Flashy language doesn’t fly with Supreme Court
Memo to all attorneys submitting legal briefs to the U.S. Supreme Court: Be subtle and your chances of winning go up significantly.
A new study co-authored by a Michigan State University political scientist finds briefs written with emotional language are much less likely to win the justices’ votes.
Is your client an “elderly widow seeking to retain her lifelong home”? Stick with that. Taking it further by claiming she is an “innocent victim of a heartless system that lacks compassion” is simply too much, said Ryan C. Black, MSU associate professor of political science and a Supreme Court expert.
“Our findings show that Supreme Court justices are less likely to side with briefs that use flashy adjectives and emotionally charged language,” Black said. “Justices are trained in the traditional ‘rule of law’ approach that values objective, logical arguments.”
The legal brief is a lawyer’s main vehicle to persuade Supreme Court justices. The researchers used special software to determine how language was used in the legal briefs from 1,677 cases decided in the Supreme Court from 1984 to 2007. The software program flagged emotionally charged words such as “outrageous,” “apprehensive,” “wonderful” and “glorious.”
The results were definitive. For petitioners, or those asking the court to review a case, using minimal emotional language was linked to a 29 percent increase in capturing a justice’s vote. For respondents, or the party being sued, using minimal emotional language was tied to a 100 percent increase in winning a justice’s vote.
The findings held even after taking into account other features associated with success, including case quality, attorney quality, oral arguments and the justices’ ideological preferences.

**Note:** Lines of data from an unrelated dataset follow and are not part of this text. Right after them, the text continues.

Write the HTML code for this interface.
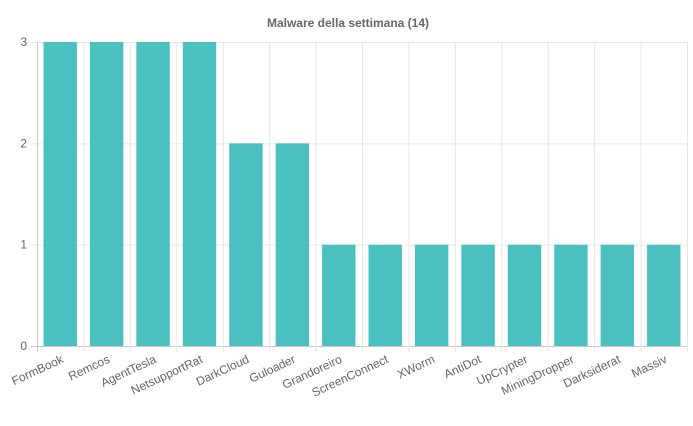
<!DOCTYPE html>
<html><head><meta charset="utf-8"><style>
body{margin:0;background:#fff;width:693px;height:421px;overflow:hidden}
svg{font-family:"Liberation Sans",Arial,sans-serif}
</style></head><body>
<svg id="chart" width="693" height="421">
<text x="348" y="27" text-anchor="middle" font-size="12" font-weight="bold" fill="#666">Malware della settimana (14)</text>
<g id="grid"></g><g id="bars"></g><g id="labels"></g>
</svg>
<script>
const categories=["FormBook","Remcos","AgentTesla","NetsupportRat","DarkCloud","Guloader","Grandoreiro","ScreenConnect","XWorm","AntiDot","UpCrypter","MiningDropper","Darksiderat","Massiv"];
const values=[3,3,3,3,2,2,1,1,1,1,1,1,1,1];
const yTicks=[0,1,2,3];
const NS="http://www.w3.org/2000/svg";
const L=37,R=687,T=42,B=346,yMax=3;
const cw=(R-L)/categories.length;
const x=i=>L+i*cw;
const y=v=>B-(v/yMax)*(B-T);
function mk(tag,attrs,parent){const e=document.createElementNS(NS,tag);for(const k in attrs)e.setAttribute(k,attrs[k]);parent.appendChild(e);return e;}
const grid=document.getElementById('grid'),bars=document.getElementById('bars'),labels=document.getElementById('labels');
yTicks.forEach(t=>{
 const ln=mk('line',{x1:L-6,x2:R,y1:y(t)+0.5,y2:y(t)+0.5,stroke:t===0?'#c8c8c8':'#e6e6e6'},grid);
 
 
 const tx=mk('text',{x:L-10,y:y(t)+4,'text-anchor':'end','font-size':12,fill:'#666'},labels);
 tx.textContent=t;
 
 
});
for(let i=0;i<=categories.length;i++){
 const ln=mk('line',{x1:x(i)+0.5,x2:x(i)+0.5,y1:T,y2:B+6,stroke:i===0?'#c8c8c8':'#e6e6e6'},grid);
 
 
}
categories.forEach((c,i)=>{
 const bw=cw*0.72,bx=x(i)+(cw-bw)/2;
 const r=mk('rect',{x:bx,y:y(values[i]),width:bw,height:B-y(values[i]),fill:'#4bc0c0'},bars);
 
 
 const cx=x(i)+cw/2;
 const tx=mk('text',{x:cx+4,y:B+16,'text-anchor':'end','font-size':12,fill:'#666',transform:`rotate(-25 ${cx+4} ${B+16})`},labels);
 tx.textContent=c;
 
 
});
</script>
</body></html>
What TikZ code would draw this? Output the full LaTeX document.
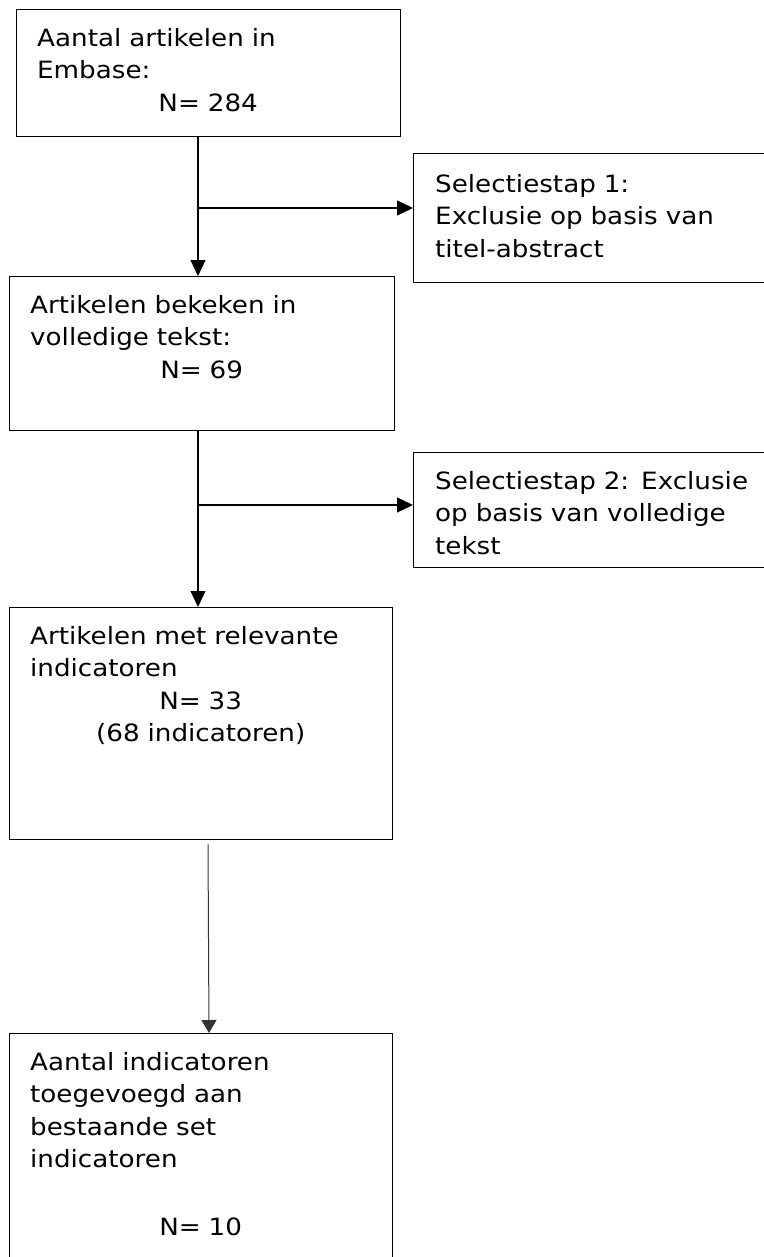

Using emotional language decreases an attorney’s credibility in the eyes of the justices, the study argues. Using objective, measured language presents a more trustworthy and credible message to the court.
Emotional language may have an even bigger impact on judges in lower state and federal courts, the study says, as judges in those courts tend to rely more heavily on briefs filed by the parties than do U.S. Supreme Court justices.
“Of course, we do not argue that attorneys should avoid all emotional language. That would likely result in a boring brief no one would read,” the study says. “Rather, our argument is that attorneys should not make overt emotional appeals. The brief should be written in an objective tone with no flashy displays of adjectives intended to incite the court or enrage the opponent.”
The study is published in the fall 2016 issue of the Journal of Law and Courts. Black’s co-authors are fellow political scientists Matthew E.K. Hall of the University of Notre Dame, Ryan J. Owens of the University of Wisconsin-Madison and Eve M. Ringsmuth of Oklahoma State University.